Hiraeth. Даниил Богословский
за дверью – третья часть этой симфонии,
Независимый, не требующий сострадания, пепельный,
Сложный, дрожащий, как закат в штормящем море,
Чудо и меланхолия,
Первый вихрь, за которым начнется лавина,
Виток, в котором рождается смертельный смерч.
Я отыскал эту хижину только для того, чтобы переждать в ней долгий шторм,
Но чувствую, что хозяин ее потерялся в этом шторме навсегда.
На ветхой полке лежит дописанная книга, но никто, кроме нее, не знает, вернется ли хозяин,
Я не стану заглядывать в конец, потому что в моей рукописи время конца не пришло.

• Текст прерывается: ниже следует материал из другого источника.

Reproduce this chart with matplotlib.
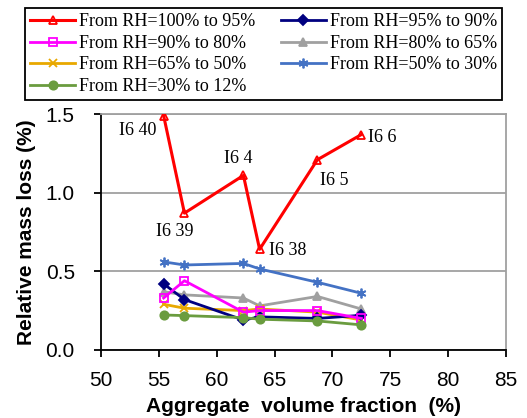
import numpy as np
import matplotlib.pyplot as plt

plt.rcParams['font.family'] = ['Liberation Sans', 'DejaVu Sans']

# aggregate volume fraction (%)
agg = [55.4, 57.2, 62.3, 63.7, 68.7, 72.5]

# relative mass loss (%) per RH step
rh_100_95 = [1.49, 0.87, 1.11, 0.64, 1.21, 1.37]
rh_95_90 = [0.42, 0.32, 0.19, 0.21, 0.20, 0.22]
rh_90_80 = [0.33, 0.44, 0.24, 0.25, 0.25, 0.20]
rh_80_65 = [0.37, 0.35, 0.33, 0.28, 0.34, 0.26]
rh_65_50 = [0.29, 0.265, 0.25, 0.26, 0.24, 0.19]
rh_50_30 = [0.56, 0.54, 0.55, 0.515, 0.43, 0.36]
rh_30_12 = [0.222, 0.218, 0.205, 0.195, 0.184, 0.159]

names = ["From RH=100% to 95%", "From RH=95% to 90%", "From RH=90% to 80%",
         "From RH=80% to 65%", "From RH=65% to 50%", "From RH=50% to 30%",
         "From RH=30% to 12%"]

specimens = ["I6 40", "I6 39", "I6 4", "I6 38", "I6 5", "I6 6"]
lbl_off = [(-19, -11), (-7, -13), (-4, 12), (20, -1), (12, -15), (15, -2)]

fig = plt.figure(figsize=(5.27, 4.18), dpi=100)
ax = fig.add_axes([0.192, 0.163, 0.768, 0.564])

series = [rh_100_95, rh_95_90, rh_90_80, rh_80_65, rh_65_50, rh_50_30, rh_30_12]
cols = ['#FF0000', '#000080', '#FF00FF', '#A0A0A0', '#E8A800', '#4472C4', '#6A9C3F']
mk = ['^', 'D', 's', '^', 'x', (6, 2, 0), 'o']
mfc = ['none', '#000080', 'none', '#A0A0A0', '#E8A800', '#4472C4', '#6A9C3F']
ms = [6, 5, 6, 6, 6, 7, 6]

# draw the low series first so the red one sits on top
order = [3, 5, 4, 1, 2, 6, 0]
handles = [None] * 7
for i in order:
    l, = ax.plot(agg, series[i], color=cols[i], lw=2.2 if i == 0 else 2,
                 marker=mk[i], markerfacecolor=mfc[i], markeredgecolor=cols[i],
                 markersize=ms[i], markeredgewidth=1.3, label=names[i], zorder=3 + (i == 0))
    handles[i] = l

for s, x, y, o in zip(specimens, agg, rh_100_95, lbl_off):
    ax.annotate(s, (x, y), xytext=o, textcoords='offset points', ha='center', va='center',
                fontsize=13, family=['Liberation Serif'])

ax.set_xlim(50, 85)
ax.set_ylim(0, 1.5)
ax.set_xticks(np.arange(50, 86, 5))
ax.set_yticks([0, 0.5, 1.0, 1.5])
ax.set_yticklabels(['0.0', '0.5', '1.0', '1.5'])
ax.yaxis.grid(True, color='#A0A0A0', lw=1.3)
ax.set_axisbelow(True)
ax.spines['top'].set_color('#A0A0A0')
ax.spines['right'].set_color('#A0A0A0')
for sp in ax.spines.values():
    sp.set_linewidth(1.3)
ax.tick_params(direction='out', length=5, width=1.3, labelsize=15)
ax.tick_params(axis='x', pad=10.5)
ax.tick_params(axis='y', pad=14)
ax.set_xlabel("Aggregate  volume fraction  (%)", fontsize=15, fontweight='bold', labelpad=5)
ax.set_ylabel("Relative mass loss (%)", fontsize=15, fontweight='bold', labelpad=7)

# legend is filled column by column; reorder so rows read like the original
leg_order = [0, 2, 4, 6, 1, 3, 5]
leg = fig.legend(handles=[handles[k] for k in leg_order], loc='upper left', ncol=2, mode='expand',
                 bbox_to_anchor=(0.047, 0.773, 0.906, 0.208),
                 prop={'family': 'Liberation Serif', 'size': 13},
                 frameon=True, fancybox=False, edgecolor='black', framealpha=1,
                 handlelength=2.5, handletextpad=0.2, labelspacing=0.25,
                 columnspacing=0.6, borderpad=0.3, borderaxespad=0)
leg.get_frame().set_linewidth(1.3)

fig.savefig('out.png', dpi=100)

Страница за страницей рождает уже существующую историю,
Но я дирижер снежной бури, пока держу перо в руке.
Истоки этой сказки возвращают меня домой,
Гобой вырисовывает мою мелодию,
Дающую надежду на белоснежный пейзаж волшебной зимней сказки.
***
Однажды утром, между перелетом от дома к дому, в Риме, на протестантском кладбище, я увидел чистую и непревзойденную преданность любви.

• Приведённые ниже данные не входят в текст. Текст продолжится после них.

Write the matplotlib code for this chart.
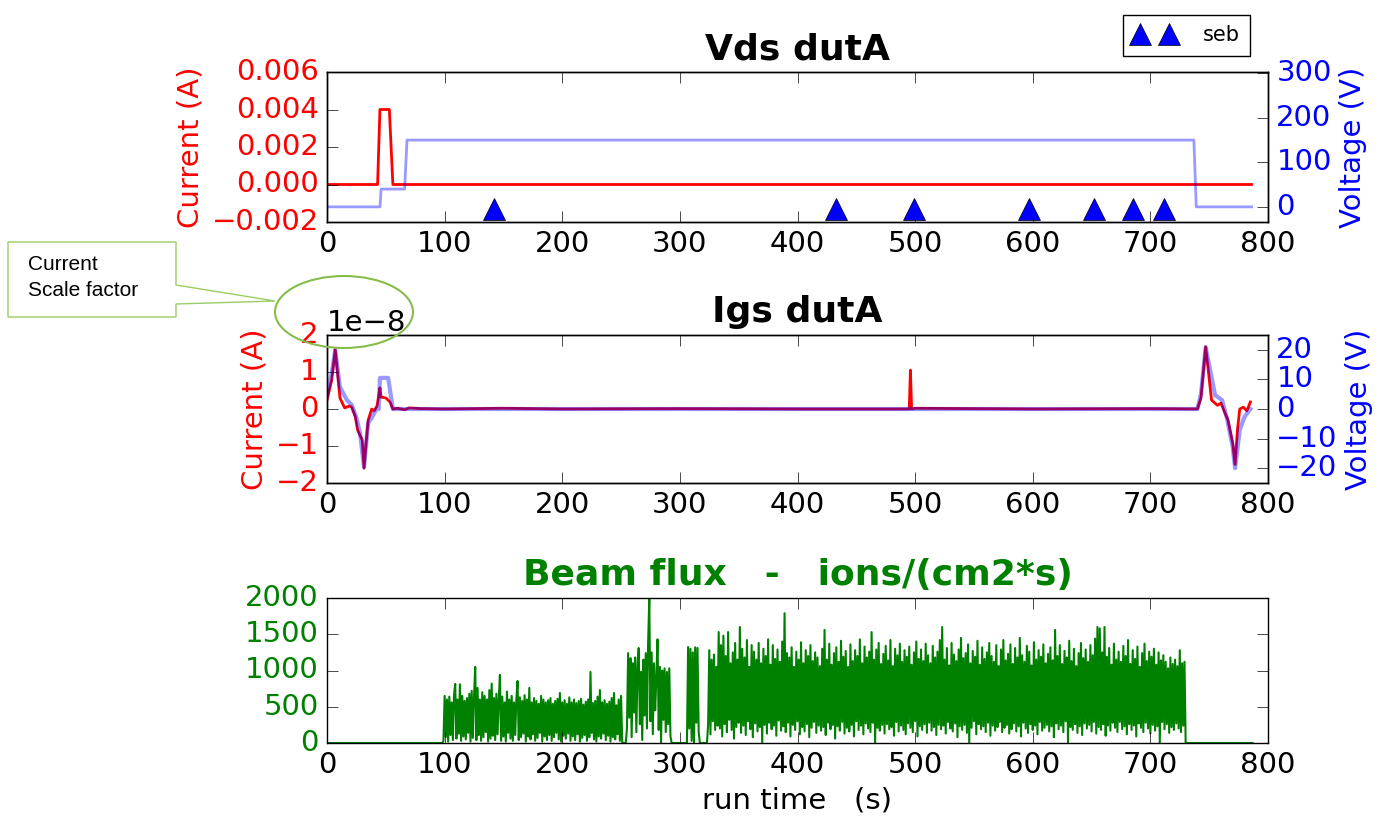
import numpy as np
import matplotlib
matplotlib.use("Agg")
import matplotlib.pyplot as plt
from matplotlib.patches import Ellipse, Polygon

# ---- Vds dutA (top panel)
vds_cur_t = [0, 43, 45, 53, 56, 786]
vds_cur = [0.0, 0.0, 0.004, 0.004, 0.0, 0.0]
vds_volt_t = [0, 45, 46, 66, 68, 737, 739, 786]
vds_volt = [0, 0, 40, 40, 150, 150, 0, 0]
seb_t = [142, 433, 499, 597, 652, 685, 712]
seb_level = -5

# ---- Igs dutA (middle panel), current in units of 1e-8 A
igs_cur_t = [0, 4, 7, 11, 15, 19, 21, 24, 26, 30, 31.5, 33, 35, 38, 40, 42.5, 45, 46,
             50, 53.5, 56, 60, 66, 70, 80, 100, 150, 200, 300, 400, 495, 496, 497,
             500, 600, 700, 740, 743, 747, 752, 757, 760, 763, 766, 770, 772, 774,
             776, 779, 782, 785]
igs_cur = [0.24, 0.78, 1.6, 0.3, 0.03, 0.08, 0.05, -0.2, -0.57, -0.84, -1.6, -1.0, -0.3,
           0.0, -0.05, 0.08, 0.57, 0.32, 0.3, 0.19, 0.0, 0.02, -0.02, 0.03, 0.01, 0.0,
           0.02, 0.0, 0.01, 0.0, 0.0, 1.05, 0.0, 0.02, 0.0, 0.01, 0.0, 0.3, 1.68, 0.24,
           0.1, 0.16, -0.08, -0.3, -0.92, -1.5, -0.57, 0.0, 0.05, -0.05, 0.19]
igs_volt_t = [0, 4, 7, 11, 17, 21, 25, 28, 31.5, 35, 38, 42, 44, 45, 52, 56, 100, 300,
              500, 700, 740, 743, 747, 755, 761, 765, 770, 772, 776, 780, 785]
igs_volt = [4.7, 12, 20, 7.4, 3, 1.4, -3, -8, -19.6, -4.7, -3, 0, 0, 10.5, 10.5, 0, 0, 0,
            0, 0, 0, 5, 20.9, 4.7, 3, -3, -12.8, -20, -7, -2.7, 0]

# ---- Beam flux (bottom panel), 1 s samples
beam_end = 788
beam_a_start = 99
beam_a = [30, 650, 80, 600, 20, 640, 110, 560, 40, 660,
          815, 60, 600, 130, 810, 30, 650, 90, 580, 50,
          620, 140, 680, 20, 720, 70, 640, 1050, 40, 760,
          110, 600, 30, 700, 80, 650, 150, 600, 20, 730,
          60, 820, 100, 620, 40, 680, 120, 590, 940, 30,
          640, 90, 560, 20, 710, 140, 600, 60, 650, 30,
          560, 110, 610, 855, 40, 630, 80, 580, 130, 660,
          20, 600, 90, 760, 50, 560, 120, 620, 30, 580,
          70, 540, 140, 650, 20, 600, 90, 560, 40, 590,
          110, 620, 30, 540, 80, 580, 140, 610, 50, 690,
          20, 560, 100, 590, 60, 540, 130, 630, 30, 560,
          90, 600, 40, 550, 120, 580, 20, 610, 70, 530,
          110, 570, 30, 600, 80, 980, 140, 550, 50, 580,
          20, 640, 90, 730, 60, 560, 130, 590, 40, 540,
          100, 570, 20, 620, 80, 690, 50, 520, 120, 600,
          30, 650, 10]
beam_b_start = 255
beam_b = [200, 1240, 350, 1170, 80, 1100, 420, 1180, 150, 1050,
          1310, 260, 980, 40, 1150, 380, 1240, 200, 1380, 2000,
          300, 1250, 120, 1100, 450, 900, 1430, 180, 1050, 10,
          1000, 320, 1030, 150, 980, 260, 1030, 90]
beam_c_start = 307
beam_c = [1325, 200, 1300, 30, 1250, 0, 1320, 280, 1310, 150]
beam_d_start = 324
beam_d = [250, 1280, 120, 1150, 300, 1220, 180, 1050, 240, 1530,
          200, 1350, 90, 1480, 260, 1200, 150, 1530, 320, 1100,
          180, 1250, 60, 1380, 220, 1150, 280, 1600, 140, 1300,
          240, 1180, 110, 1420, 300, 1050, 190, 1350, 80, 1260,
          270, 1150, 160, 1380, 220, 1100, 0, 1300, 250, 1200,
          130, 1430, 280, 1080, 190, 1350, 240, 1160, 100, 1290,
          310, 1120, 170, 1400, 230, 1790, 150, 1240, 280, 1180,
          90, 1320, 250, 1050, 180, 1260, 300, 1150, 120, 1390,
          220, 1100, 160, 1280, 260, 1200, 80, 1350, 210, 1130,
          290, 1250, 140, 1180, 240, 1060, 170, 1300, 220, 1560,
          110, 1150, 280, 1370, 190, 1080, 250, 1240, 60, 1320,
          230, 1120, 170, 1410, 290, 1190, 130, 1270, 210, 1050,
          160, 1360, 250, 1130, 90, 1280, 300, 1200, 180, 1430,
          240, 1100, 120, 1330, 270, 1180, 200, 1260, 150, 1530,
          280, 1150, 0, 1290, 210, 1380, 170, 1090, 250, 1230,
          130, 1340, 260, 1140, 190, 1420, 220, 1060, 100, 1300,
          290, 1210, 160, 1370, 240, 1120, 180, 1280, 120, 1190,
          270, 1330, 210, 1080, 150, 1250, 300, 1400, 90, 1160,
          230, 1290, 180, 1130, 260, 1370, 140, 1210, 280, 1100,
          170, 1340, 220, 1180, 110, 1260, 250, 1420, 190, 1600,
          240, 1150, 130, 1310, 290, 1070, 200, 1380, 160, 1220,
          270, 1130, 80, 1290, 230, 1450, 180, 1170, 250, 1240,
          140, 1360, 0, 1100, 210, 1270, 300, 1190, 120, 1410,
          260, 1080, 190, 1320, 230, 1160, 150, 1250, 280, 1380,
          100, 1200, 240, 1120, 170, 1350, 220, 1060, 290, 1290,
          150, 1420, 210, 1140, 250, 1230, 130, 1360, 190, 1090,
          270, 1310, 160, 1180, 230, 1450, 90, 1210, 280, 1120,
          200, 1340, 140, 1260, 260, 1070, 180, 1390, 240, 1150,
          120, 1280, 290, 1190, 170, 1360, 210, 1100, 250, 1230,
          160, 1320, 230, 1140, 80, 1560, 270, 1200, 190, 1350,
          240, 1090, 150, 1270, 300, 1180, 0, 1410, 220, 1130,
          180, 1300, 260, 1060, 140, 1240, 230, 1380, 110, 1170,
          270, 1290, 200, 1120, 250, 1350, 160, 1210, 290, 1440,
          130, 1600, 220, 1580, 180, 1250, 260, 1600, 100, 1190,
          240, 1310, 170, 1080, 280, 1370, 210, 1150, 150, 1260,
          290, 1120, 190, 1340, 230, 1200, 120, 1420, 260, 1090,
          180, 1280, 240, 1160, 90, 1330, 270, 1050, 210, 1240,
          150, 1370, 280, 1130, 200, 1260, 130, 1190, 250, 1300,
          170, 1080, 230, 1250, 0, 1140, 290, 1210, 190, 1120,
          260, 1030, 140, 1180, 220, 1090, 180, 1150, 270, 1060,
          200, 1280, 150, 1100, 240, 1120]

plt.style.use("classic")
plt.rcParams["font.family"] = ["DejaVu Sans"]
plt.rcParams["font.size"] = 21
plt.rcParams["xtick.major.size"] = 8
plt.rcParams["ytick.major.size"] = 8
plt.rcParams["xtick.major.pad"] = 6
plt.rcParams["ytick.major.pad"] = 6

fig = plt.figure(figsize=(13.96, 8.32), dpi=100, facecolor="white")
W, H = 1396.0, 832.0
left, width = 327 / W, 941 / W

title_kw = dict(fontsize=26, fontweight="bold", pad=9)

# top panel
ax1 = fig.add_axes([left, 1 - 222 / H, width, 150 / H])
ax1.plot(vds_cur_t, vds_cur, color="r", lw=2)
ax1.set_xlim(0, 800)
ax1.set_ylim(-0.002, 0.006)
ax1.set_yticks([-0.002, 0.0, 0.002, 0.004, 0.006])
ax1.set_ylabel("Current (A)", color="r")
for lab in ax1.get_yticklabels():
    lab.set_color("r")
ax1.set_title("Vds dutA", **title_kw)
ax1b = ax1.twinx()
ax1b.plot(vds_volt_t, vds_volt, color="b", alpha=0.4, lw=2)
seb, = ax1b.plot(seb_t, [seb_level] * len(seb_t), "^", color="b", ms=16,
                 mec="k", mew=0.5, ls="none", label="seb")
ax1b.set_xlim(0, 800)
ax1b.set_ylim(-34, 303)
ax1b.set_yticks([0, 100, 200, 300])
ax1b.set_ylabel("Voltage (V)", color="b")
for lab in ax1b.get_yticklabels():
    lab.set_color("b")

fig.legend(handles=[seb], labels=["seb"], loc="upper right",
           bbox_to_anchor=(1250 / W, 1 - 15 / H), numpoints=2, fontsize=15,
           handlelength=2.0, handletextpad=1.3, borderpad=0.5, borderaxespad=0,
           fancybox=False, edgecolor="k", framealpha=1)

# middle panel
ax2 = fig.add_axes([left, 1 - 483 / H, width, 148 / H])
ax2.plot(igs_cur_t, np.array(igs_cur) * 1e-8, color="r", lw=2)
ax2.set_xlim(0, 800)
ax2.set_ylim(-2e-8, 2e-8)
ax2.set_yticks([-2e-8, -1e-8, 0, 1e-8, 2e-8])
ax2.set_ylabel("Current (A)", color="r")
for lab in ax2.get_yticklabels():
    lab.set_color("r")
ax2.set_title("Igs dutA", **title_kw)
ax2b = ax2.twinx()
ax2b.plot(igs_volt_t, igs_volt, color="b", alpha=0.4, lw=3)
ax2b.set_xlim(0, 800)
ax2b.set_ylim(-25, 25)
ax2b.set_yticks([-20, -10, 0, 10, 20])
ax2b.set_ylabel("Voltage (V)", color="b")
for lab in ax2b.get_yticklabels():
    lab.set_color("b")

# bottom panel
flux_t = np.arange(0, beam_end)
flux = np.zeros(len(flux_t))
for start, seg in [(beam_a_start, beam_a), (beam_b_start, beam_b),
                   (beam_c_start, beam_c), (beam_d_start, beam_d)]:
    flux[start:start + len(seg)] = seg
ax3 = fig.add_axes([left, 1 - 743 / H, width, 145 / H])
ax3.plot(flux_t, flux, color="g", lw=1.5)
ax3.set_xlim(0, 800)
ax3.set_ylim(0, 2000)
ax3.set_yticks([0, 500, 1000, 1500, 2000])
for lab in ax3.get_yticklabels():
    lab.set_color("g")
ax3.set_title("Beam flux   -   ions/(cm2*s)", color="g", **title_kw)
ax3.set_xlabel("run time   (s)")

# callout annotation (figure pixel space)
ov = fig.add_axes([0, 0, 1, 1], zorder=10)
ov.set_xlim(0, W)
ov.set_ylim(H, 0)
ov.axis("off")
ov.patch.set_alpha(0)
callout = Polygon([(8, 242), (176, 242), (176, 285), (275, 301), (176, 304),
                   (176, 317), (8, 317)], closed=True, fc="white", ec="#9ccc65", lw=1)
ov.add_patch(callout)
ov.add_patch(Ellipse((344, 312), 138, 72, fill=False, ec="#86bc4a", lw=1.5))
ov.text(28, 265, "Current", fontsize=15, family="Liberation Sans", va="center")
ov.text(28, 291, "Scale factor", fontsize=15, family="Liberation Sans", va="center")

fig.savefig("out.png", dpi=100, facecolor="white")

Не думаю, что кого-то удивит достаточно долгое желание встретиться с этой скульптурой,
Но в один из весенних дней моя совсем небольшая жизненная тропинка привела к воротам протестантского кладбища, что находится на площади Рима, Сан-Паоло.
Я подошел ранним утром, за полчаса до открытия,
И дождался приезда хозяйки кладбища, которая любезно открыла огромным ключом ворота, поинтересовалась, откуда я приехал,
Показала могилу живописца Карла Брюллова и поэта Вячеслава Иванова,
А после указала рукой на скульптуру, к которой меня тянуло несколько лет:
Среди десятков надгробий, спрятанных в листве,
К самому высокому холму кладбища вела узкая разбитая каменная лестница,
Упираясь в подножие единственной скульптуры, освещенной лучом утреннего солнца.
Ангел же отвернулся от солнца,
Ангел отвернулся от соболезнований.
Я смотрю на его макушку вплотную, настолько близко, чтобы увидеть и запомнить все,
Смотрю на изгиб пальцев,
Я вижу взгляд и каждую слезу, хотя лицо Ангела закрыто.
Я думаю о силе любви и силе искуплений,
Я думаю о падениях ради любви.
Я думаю о том, насколько сильно Уильям Стори показал боль, наполняющую до краев умершее сердце живого человека.
Я замираю от тех мыслей, что вижу перед собой не камень,
А подлинное воплощение продолжения неподдельной любви,
Бессмертие в каждом сантиметре «Ангела Скорби».
Сила, не требующая слов, доказательств, поступков и восхваления,
Любовь, не требующая ничего, кроме любви.
Чувствам, похороненным здесь, не нужно ничего, кроме замирания сердца.
Ангел живой, он молчит и никогда ничего не скажет,
Он отвернулся от сочувствующих и понимающих,
Он знает, что никто никогда его не поймет.